═════ Excerpted records ═════
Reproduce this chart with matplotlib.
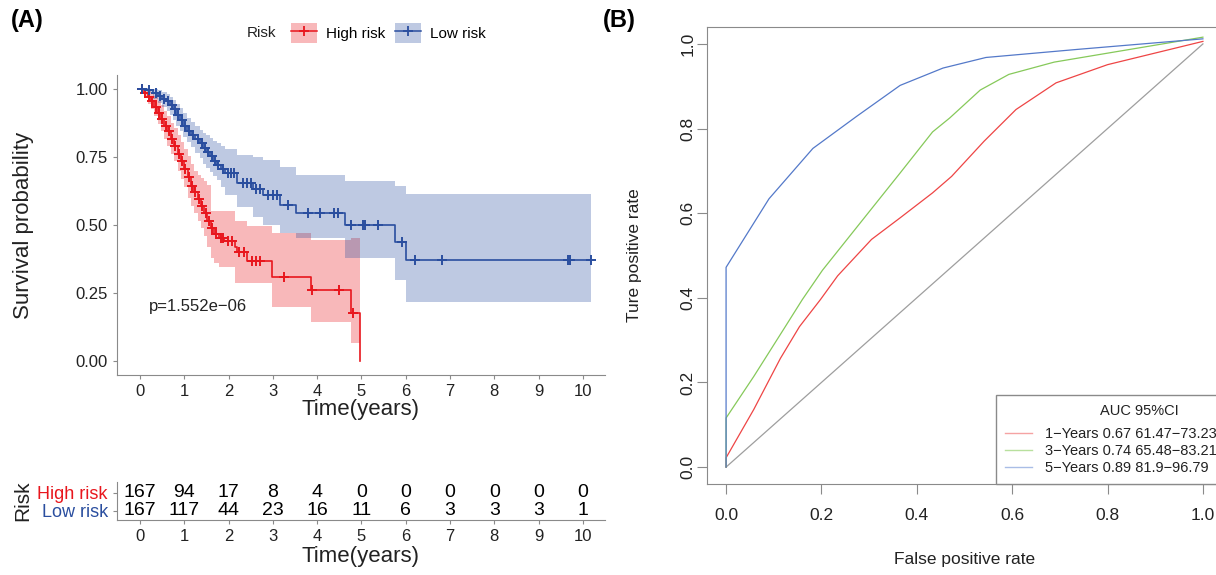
import matplotlib.pyplot as plt
import numpy as np
from matplotlib.lines import Line2D
from matplotlib.patches import Patch
from matplotlib.legend_handler import HandlerTuple

plt.rcParams["font.family"] = ["Liberation Sans", "DejaVu Sans"]

# ---- Kaplan-Meier data ----
high_t = [0, .10, .18, .25, .32, .40, .47, .55, .62, .70, .77, .85, .92, 1.00, 1.08, 1.15,
          1.22, 1.30, 1.38, 1.45, 1.52, 1.60, 1.68, 1.78, 1.90, 2.14, 2.18, 2.42, 2.99, 3.85,
          4.77, 4.96]
high_s = [1, .985, .97, .955, .935, .91, .89, .865, .845, .815, .79, .76, .735, .705, .675,
          .645, .62, .595, .57, .545, .515, .49, .468, .452, .44, .42, .40, .366, .308, .261,
          .178, 0]
high_hi = [1, 1, .995, .99, .975, .955, .94, .92, .90, .875, .855, .83, .805, .78, .755, .725,
           .70, .685, .672, .66, .648, .55, .55, .55, .55, .513, .513, .498, .47, .445, .452, .452]
high_lo = [1, .97, .945, .925, .90, .87, .845, .815, .79, .76, .735, .70, .67, .64, .60, .57,
           .545, .515, .49, .46, .42, .38, .36, .347, .347, .286, .286, .286, .2, .145, .065, .065]
high_cens = [0.05, 0.12, 0.2, 0.27, 0.35, 0.42, 0.5, 0.58, 0.65, 0.72, 0.8, 0.88, 0.95, 1.02,
             1.1, 1.18, 1.25, 1.33, 1.4, 1.48, 1.56, 1.63, 1.72, 1.82, 1.88, 1.99, 2.07, 2.24,
             2.35, 2.52, 2.63, 2.71, 3.26, 3.89, 4.5, 4.81]

low_t = [0, .15, .30, .40, .50, .60, .68, .75, .82, .90, .97, 1.05, 1.15, 1.25, 1.35, 1.43,
         1.50, 1.58, 1.65, 1.73, 1.82, 1.92, 2.18, 2.56, 2.78, 3.16, 3.53, 4.62, 5.75, 6.00, 10.19]
low_s = [1, .995, .985, .975, .965, .955, .94, .925, .905, .885, .865, .845, .83, .815, .80,
         .783, .768, .752, .737, .721, .705, .69, .654, .632, .611, .574, .544, .50, .439, .372, .372]
low_hi = [1, 1, 1, .995, .99, .98, .97, .96, .945, .93, .91, .895, .88, .865, .85, .84, .83, .82,
          .81, .80, .79, .78, .758, .75, .74, .715, .685, .66, .642, .615, .615]
low_lo = [1, .985, .965, .95, .935, .92, .905, .885, .865, .845, .825, .805, .785, .765, .745,
          .725, .71, .695, .68, .665, .64, .61, .568, .531, .50, .47, .452, .378, .298, .216, .216]
low_cens = [0.05, 0.2, 0.35, 0.45, 0.55, 0.64, 0.72, 0.79, 0.86, 0.94, 1.01, 1.1, 1.2, 1.3,
            1.39, 1.47, 1.54, 1.62, 1.69, 1.77, 1.87, 1.99, 2.05, 2.12, 2.33, 2.42, 2.5, 2.63,
            2.7, 2.9, 3.0, 3.1, 3.35, 3.8, 4.06, 4.38, 4.47, 4.77, 5.03, 5.08, 5.38, 5.92, 6.2,
            6.83, 9.66, 9.72, 10.19]

risk_times = list(range(11))
risk_high = [167, 94, 17, 8, 4, 0, 0, 0, 0, 0, 0]
risk_low = [167, 117, 44, 23, 16, 11, 6, 3, 3, 3, 1]
p_text = "p=1.552e\u221206"

# ---- ROC data ----
roc_fpr_1 = [0, 0, 0.058, 0.114, 0.154, 0.198, 0.234, 0.305, 0.365, 0.433, 0.473, 0.541,
             0.608, 0.692, 0.800, 1.0]
roc_tpr_1 = [0, 0.022, 0.136, 0.257, 0.332, 0.396, 0.452, 0.538, 0.589, 0.648, 0.687, 0.770,
             0.845, 0.908, 0.951, 1.006]
roc_fpr_3 = [0, 0, 0.058, 0.122, 0.160, 0.202, 0.270, 0.365, 0.433, 0.469, 0.533, 0.593, 0.688, 1.0]
roc_tpr_3 = [0, 0.116, 0.214, 0.328, 0.396, 0.465, 0.561, 0.695, 0.792, 0.825, 0.891, 0.928,
             0.957, 1.016]
roc_fpr_5 = [0, 0, 0.090, 0.182, 0.274, 0.365, 0.455, 0.545, 0.736, 1.0]
roc_tpr_5 = [0, 0.472, 0.634, 0.753, 0.829, 0.902, 0.943, 0.968, 0.987, 1.012]
roc_labels = ["1\u2212Years 0.67 61.47\u221273.23",
              "3\u2212Years 0.74 65.48\u221283.21",
              "5\u2212Years 0.89 81.9\u221296.79"]

RED = "#E8161D"
BLUE = "#2A4E9F"
AXC = "#8a8a8a"
TXT = "#222222"

W, H = 1216, 575
def box(l, t, r, b):
    return [l / W, 1 - b / H, (r - l) / W, (b - t) / H]

fig = plt.figure(figsize=(W / 100, H / 100), dpi=100)
ax = fig.add_axes(box(117, 75, 605, 375))
ax_rt = fig.add_axes(box(117, 482, 605, 520))
ax_roc = fig.add_axes(box(707, 27, 1222, 484))

# ---- KM curves ----
curves = [(high_t, high_s, high_lo, high_hi, high_cens, RED),
          (low_t, low_s, low_lo, low_hi, low_cens, BLUE)]
for t, s, lo, hi, cens, col in curves:
    t = np.array(t); s = np.array(s)
    ax.fill_between(t, lo, hi, step="post", color=col, alpha=0.3, lw=0)
    ax.step(t, s, where="post", color=col, lw=1.2)
    idx = np.searchsorted(t, cens, side="right") - 1
    ax.plot(cens, s[idx], "+", color=col, ms=7.5, mew=1.4)

ax.text(0.2, 0.2, p_text, fontsize=12, color=TXT, ha="left", va="center")
ax.set_xlim(-0.52, 10.5)
ax.set_ylim(-0.0515, 1.0515)
ax.set_xticks(range(11))
ax.set_yticks([0, 0.25, 0.5, 0.75, 1.0])
ax.set_yticklabels(["0.00", "0.25", "0.50", "0.75", "1.00"])
for a in (ax, ax_rt):
    a.spines[["top", "right"]].set_visible(False)
    a.spines[["left", "bottom"]].set_color(AXC)
    a.tick_params(colors=AXC, labelcolor=TXT, labelsize=12, length=3, pad=3.6)
ax.set_xlabel("Time(years)", fontsize=16, color=TXT)
ax.xaxis.set_label_coords(0.5, -0.079)
ax.set_ylabel("Survival probability", fontsize=16, color=TXT)
ax.yaxis.set_label_coords(-0.170, 0.5)

# ---- risk table ----
for t, nh, nl in zip(risk_times, risk_high, risk_low):
    ax_rt.text(t, 2, str(nh), ha="center", va="center", fontsize=14, color="black")
    ax_rt.text(t, 1, str(nl), ha="center", va="center", fontsize=14, color="black")
ax_rt.set_xlim(ax.get_xlim())
ax_rt.set_ylim(0.48, 2.6)
ax_rt.set_xticks(risk_times)
ax_rt.set_yticks([1, 2])
ax_rt.set_yticklabels(["Low risk", "High risk"])
ax_rt.tick_params(axis="y", labelsize=13)
for lab, col in zip(ax_rt.get_yticklabels(), [BLUE, RED]):
    lab.set_color(col)
ax_rt.set_xlabel("Time(years)", fontsize=16, color=TXT)
ax_rt.xaxis.set_label_coords(0.5, -0.676)
ax_rt.set_ylabel("Risk", fontsize=15, color=TXT)
ax_rt.yaxis.set_label_coords(-0.173, 0.5)

# ---- top legend ----
fig.text(246.7 / W, 1 - 33 / H, "Risk", fontsize=11, color=TXT, ha="left", va="center")
handles = []
for col in (RED, BLUE):
    handles.append((Patch(facecolor=col, alpha=0.3, lw=0),
                    Line2D([], [], color=col, lw=1.1, marker="+", ms=7, mew=1.3)))
fig.legend(handles, ["High risk", "Low risk"], handler_map={tuple: HandlerTuple(ndivide=1)},
           loc="center left", bbox_to_anchor=(283 / W, 1 - 33 / H), ncol=2, frameon=False,
           fontsize=11, borderpad=0, handlelength=1.7, handleheight=1.63,
           handletextpad=0.59, columnspacing=0.65)

# ---- ROC ----
ax_roc.plot([0, 1], [0, 1], color="#9e9e9e", lw=0.9)
roc_cols = ["#EE4545", "#86C95A", "#5479C9"]
roc_light = ["#F5A3A3", "#B8E09E", "#A9BDE6"]
for fpr, tpr, col in zip([roc_fpr_1, roc_fpr_3, roc_fpr_5], [roc_tpr_1, roc_tpr_3, roc_tpr_5], roc_cols):
    ax_roc.plot(fpr, tpr, color=col, lw=0.9)
ax_roc.set_xlim(-0.04, 1.04)
ax_roc.set_ylim(-0.04, 1.04)
ticks = [0, 0.2, 0.4, 0.6, 0.8, 1.0]
ax_roc.set_xticks(ticks)
ax_roc.set_yticks(ticks)
ax_roc.set_xticklabels(["0.0", "0.2", "0.4", "0.6", "0.8", "1.0"])
ax_roc.set_yticklabels(["0.0", "0.2", "0.4", "0.6", "0.8", "1.0"], rotation=90, va="center")
for sp in ax_roc.spines.values():
    sp.set_color(AXC)
ax_roc.tick_params(colors=AXC, labelcolor=TXT, labelsize=12.5, length=7)
ax_roc.tick_params(axis="x", pad=10.4)
ax_roc.tick_params(axis="y", pad=1.5)
ax_roc.set_xlabel("False positive rate", fontsize=12.5, color=TXT)
ax_roc.xaxis.set_label_coords(0.5, -0.148)
ax_roc.set_ylabel("Ture positive rate", fontsize=12.5, color=TXT)
ax_roc.yaxis.set_label_coords(-0.126, 0.5)

leg_handles = [Line2D([], [], color=c, lw=1.0) for c in roc_light]
leg = ax_roc.legend(leg_handles, roc_labels, title="AUC 95%CI", loc="lower left",
                    bbox_to_anchor=(0.567, -0.04, 0.6, 0.205), bbox_transform=ax_roc.transData,
                    mode="expand", borderaxespad=0, fontsize=10.5, title_fontsize=10.5,
                    fancybox=False, edgecolor=AXC, framealpha=1, handlelength=1.85,
                    handletextpad=0.9, labelspacing=0.2, borderpad=0.6)
leg._legend_box.sep = 7  # wider gap under the title, as in the R legend
leg.get_frame().set_linewidth(1.0)
for tx in leg.get_texts():
    tx.set_color(TXT)
leg.get_title().set_color(TXT)

fig.text(11 / W, 1 - 20 / H, "(A)", fontsize=17, fontweight="bold", ha="left", va="center")
fig.text(603 / W, 1 - 20 / H, "(B)", fontsize=17, fontweight="bold", ha="left", va="center")

fig.savefig("out.png", dpi=100)
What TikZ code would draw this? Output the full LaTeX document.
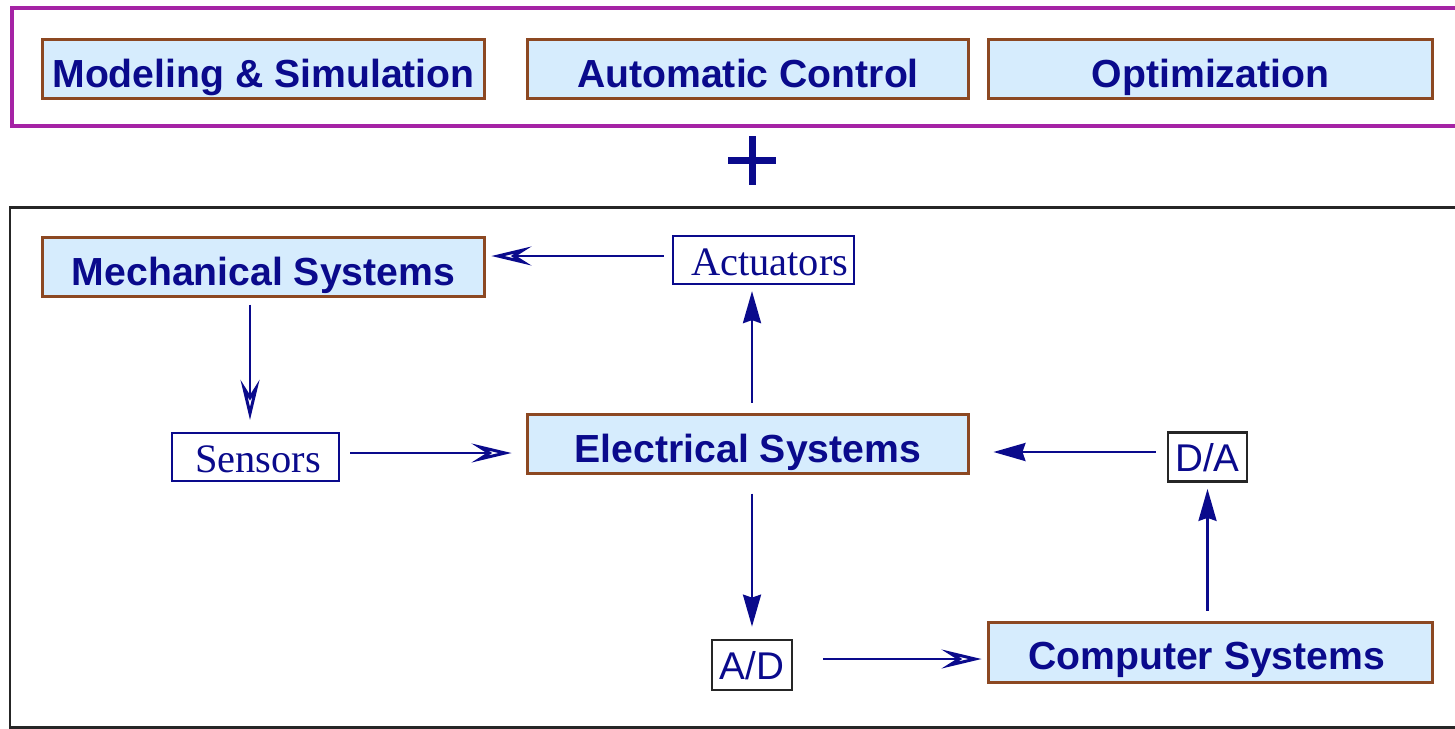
\documentclass[tikz,border=0pt]{standalone}
\usepackage{fontspec}
\setmainfont{Liberation Serif}
\setsansfont{Liberation Sans}
\usetikzlibrary{arrows.meta}
\definecolor{navytext}{RGB}{10,10,140}
\definecolor{boxfill}{RGB}{214,236,253}
\definecolor{boxedge}{RGB}{140,72,34}
\definecolor{frameviolet}{RGB}{165,35,165}
\tikzset{
  bigbox/.style={draw=boxedge, line width=0.06cm, fill=boxfill, text=navytext,
    font=\sffamily\bfseries\fontsize{22.3}{26}\selectfont, inner sep=0pt,
    minimum height=1.18cm, text height=0.74cm, text depth=0pt},
  serifbox/.style={draw=navytext, line width=0.045cm, fill=white, text=navytext,
    font=\rmfamily\fontsize{23}{26}\selectfont, inner sep=0pt,
    minimum height=0.96cm, text height=0.6cm, text depth=0pt},
  convbox/.style={draw=black!85, line width=0.055cm, fill=white, text=navytext,
    font=\sffamily\fontsize{22}{26}\selectfont, inner sep=0pt,
    minimum height=0.98cm, text height=0.58cm, text depth=0pt},
  openarr/.style={draw=navytext, line width=0.05cm,
    -{Stealth[open, length=0.8cm, width=0.38cm, inset=0.3cm, line width=0.06cm]}},
  fillarr/.style={draw=navytext, line width=0.055cm,
    -{Stealth[length=0.64cm, width=0.36cm, inset=0.06cm]}},
}
\begin{document}
\begin{tikzpicture}[x=0.02cm, y=-0.02cm]
  \useasboundingbox (0,0) rectangle (1455,728);
  \clip (0,0) rectangle (1455,728);

  % outer frames (open to the right)
  \draw[frameviolet, line width=0.07cm] (12,8) rectangle (1480,126);
  \draw[black!85, line width=0.06cm] (10,207) rectangle (1480,727);

  % methods
  \node[bigbox, minimum width=8.86cm] (model) at (263.5,68.5) {Modeling \& Simulation};
  \node[bigbox, minimum width=8.84cm] (ctrl)  at (748,68.5)   {Automatic Control};
  \node[bigbox, minimum width=8.90cm] (optim) at (1210.5,68.5) {Optimization};

  % plus sign
  \draw[navytext, line width=0.14cm] (728,160) -- (776,160);
  \draw[navytext, line width=0.14cm] (752,136) -- (752,185);

  % systems
  \node[bigbox, minimum width=8.86cm] (mech) at (263.5,266.5) {Mechanical Systems};
  \node[bigbox, minimum width=8.84cm] (elec) at (748,443.5)   {Electrical Systems};
  \node[bigbox, minimum width=8.90cm, minimum height=1.2cm, text height=0.68cm] (comp) at (1210.5,652) {\hspace{-0.15cm}Computer Systems};

  \node[serifbox, minimum width=3.62cm] (act)  at (763.5,260) {\hspace{0.25cm}Actuators};
  \node[serifbox, minimum width=3.34cm] (sens) at (255.5,457) {\hspace{0.1cm}Sensors};
  \node[convbox, minimum width=1.58cm] (da) at (1207.5,457) {D/A};
  \node[convbox, minimum width=1.60cm, minimum height=1.0cm, text height=0.56cm] (ad) at (752,665) {A/D};

  % signal flow
  \draw[openarr] ([xshift=-0.16cm, yshift=0.08cm]act.west) -- ([xshift=0.1cm, yshift=0.08cm]act.west -| mech.east);
  \draw[openarr, shorten <=0.14cm, shorten >=0.24cm] ([xshift=-0.27cm]mech.south) -- ([xshift=-0.27cm]mech.south |- sens.north);
  \draw[openarr, shorten <=0.2cm, shorten >=0.28cm] ([yshift=0.08cm]sens.east) -- ([yshift=0.08cm]sens.east -| elec.west);
  \draw[fillarr, shorten <=0.2cm, shorten >=0.12cm] ([xshift=0.08cm]elec.north) -- ([xshift=0.08cm]elec.north |- act.south);
  \draw[fillarr, shorten <=0.38cm, shorten >=0.24cm] ([xshift=0.08cm]elec.south) -- ([xshift=0.08cm]elec.south |- ad.north);
  \draw[openarr, shorten <=0.6cm, shorten >=0.1cm] ([yshift=0.12cm]ad.east) -- ([yshift=0.12cm]ad.east -| comp.west);
  \draw[fillarr, shorten <=0.2cm, shorten >=0.12cm] (comp.north -| da.south) -- (da.south);
  \draw[fillarr, shorten <=0.22cm, shorten >=0.46cm] ([yshift=0.1cm]da.west) -- ([yshift=0.1cm]da.west -| elec.east);
\end{tikzpicture}
\end{document}
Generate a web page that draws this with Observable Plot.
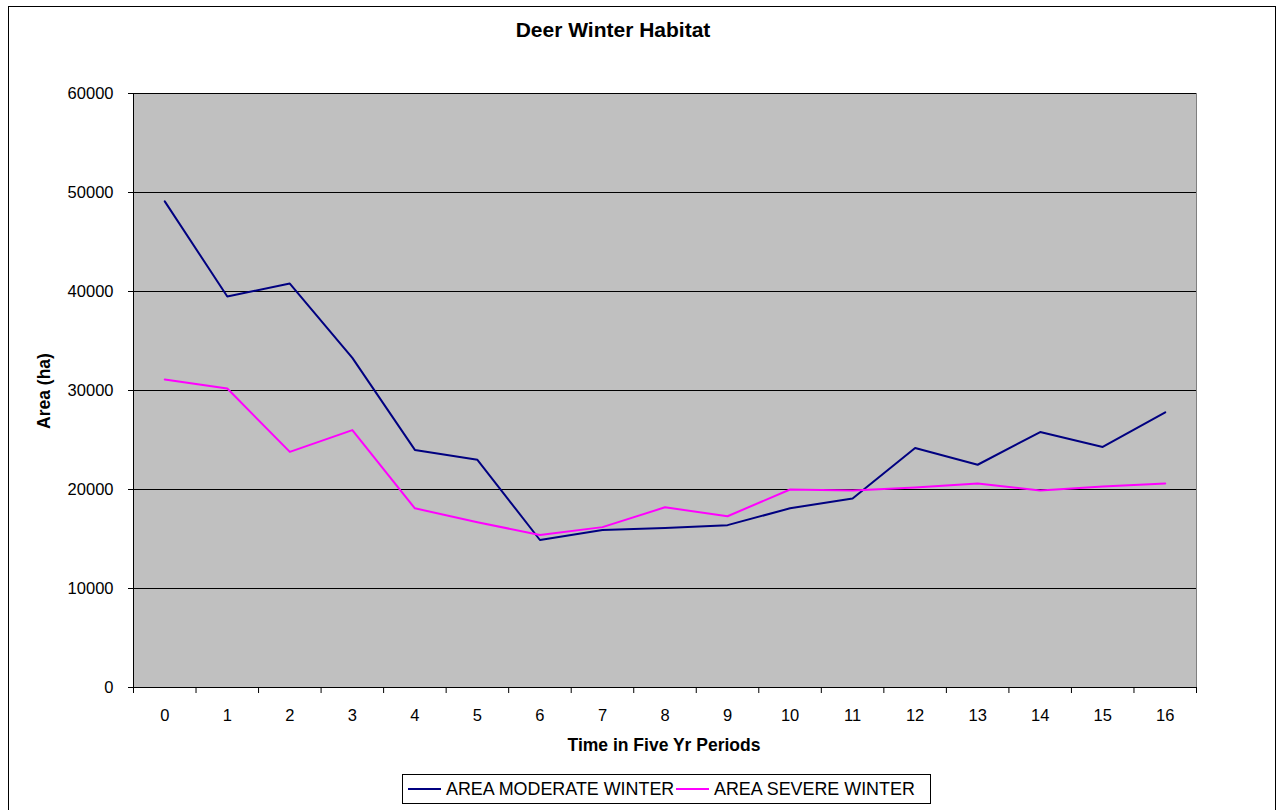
<!DOCTYPE html>
<html><head><meta charset="utf-8">
<script src="https://cdn.jsdelivr.net/npm/d3@7"></script>
<script src="https://cdn.jsdelivr.net/npm/@observablehq/plot@0.6"></script>
<style>
body{margin:0;background:#fff;font-family:"Liberation Sans",Arial,sans-serif;color:#000;}
#wrap{position:relative;width:1281px;height:810px;overflow:hidden;}
#frame{position:absolute;left:8px;top:6px;width:1268px;height:820px;border:1px solid #000;box-sizing:border-box;}
#chart{position:absolute;left:0;top:0;}
#title{position:absolute;left:0;width:1226px;top:18px;line-height:24px;text-align:center;font-weight:bold;font-size:21px;}
#xlabel{position:absolute;left:664px;top:733px;line-height:24px;transform:translateX(-50%);white-space:nowrap;font-weight:bold;font-size:17.5px;}
#ylabel{position:absolute;left:44px;top:391px;line-height:24px;transform:translate(-50%,-50%) rotate(-90deg);white-space:nowrap;font-weight:bold;font-size:17.5px;}
#legend{position:absolute;left:402px;top:774px;width:529px;height:30px;border:1px solid #000;box-sizing:border-box;font-size:17.9px;}
.sw{position:absolute;top:13px;width:33px;height:2px;}
.lt{position:absolute;top:3px;line-height:22px;white-space:nowrap;}
</style>
</head><body>
<div id="wrap">
  <div id="frame"></div>
  <div id="chart"></div>
  <div id="title">Deer Winter Habitat</div>
  <div id="ylabel">Area (ha)</div>
  <div id="xlabel">Time in Five Yr Periods</div>
  <div id="legend"></div>
</div>
<script>
const periods = [0,1,2,3,4,5,6,7,8,9,10,11,12,13,14,15,16];
const moderate = [49100,39500,40800,33300,24000,23000,14900,15900,16100,16400,18100,19100,24200,22500,25800,24300,27800];
const severe = [31100,30200,23800,26000,18100,16700,15400,16200,18200,17300,20000,19900,20200,20600,19900,20300,20600];
const yTicks = [0,10000,20000,30000,40000,50000,60000];
const seriesNames = ["AREA MODERATE WINTER","AREA SEVERE WINTER"];
const seriesColors = ["#000080","#FF00FF"];

const data = periods.flatMap((p,i)=>[
  {period:p, area:moderate[i], series:seriesNames[0]},
  {period:p, area:severe[i], series:seriesNames[1]}
]);
const boundaries = periods.map(p=>p-0.5).concat([periods[periods.length-1]+0.5]);

const chart = Plot.plot({
  width:1281, height:810,
  marginLeft:133, marginRight:85, marginTop:93, marginBottom:123,
  style:{background:"transparent", fontFamily:"'Liberation Sans', Arial, sans-serif", fontSize:"16.5px", color:"#000"},
  x:{type:"linear", domain:[boundaries[0], boundaries[boundaries.length-1]]},
  y:{domain:[yTicks[0], yTicks[yTicks.length-1]]},
  color:{domain:seriesNames, range:seriesColors},
  marks:[
    Plot.frame({fill:"#C0C0C0", stroke:"#808080"}),
    Plot.gridY(yTicks.slice(1), {stroke:"#000", strokeOpacity:1, strokeWidth:1}),
    Plot.ruleX([boundaries[0]], {stroke:"#000"}),
    Plot.ruleY([0], {stroke:"#000"}),
    Plot.axisY(yTicks, {tickSize:5, tickPadding:15, label:null, tickFormat:d=>String(d), stroke:"#000"}),
    Plot.axisX(boundaries, {tickSize:6, tickFormat:()=>"", label:null, stroke:"#000"}),
    Plot.axisX(periods, {tickSize:0, tickPadding:22, label:null, tickFormat:d=>String(d)}),
    Plot.line(data, {x:"period", y:"area", z:"series", stroke:"series", strokeWidth:2})
  ]
});
document.getElementById("chart").appendChild(chart);

const legend = document.getElementById("legend");
const swX = [5, 273], txX = [43, 311];
seriesNames.forEach((n,i)=>{
  const s = document.createElement("div"); s.className="sw"; s.style.left=swX[i]+"px"; s.style.background=seriesColors[i]; legend.appendChild(s);
  const t = document.createElement("div"); t.className="lt"; t.style.left=txX[i]+"px"; t.textContent=n; legend.appendChild(t);
});
</script>
</body></html>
═════
### What to produce
From the records above, pick out and copy each line holding the word "this".

### Correct result
Reproduce this chart with matplotlib.
What TikZ code would draw this? Output the full LaTeX document.
Generate a web page that draws this with Observable Plot.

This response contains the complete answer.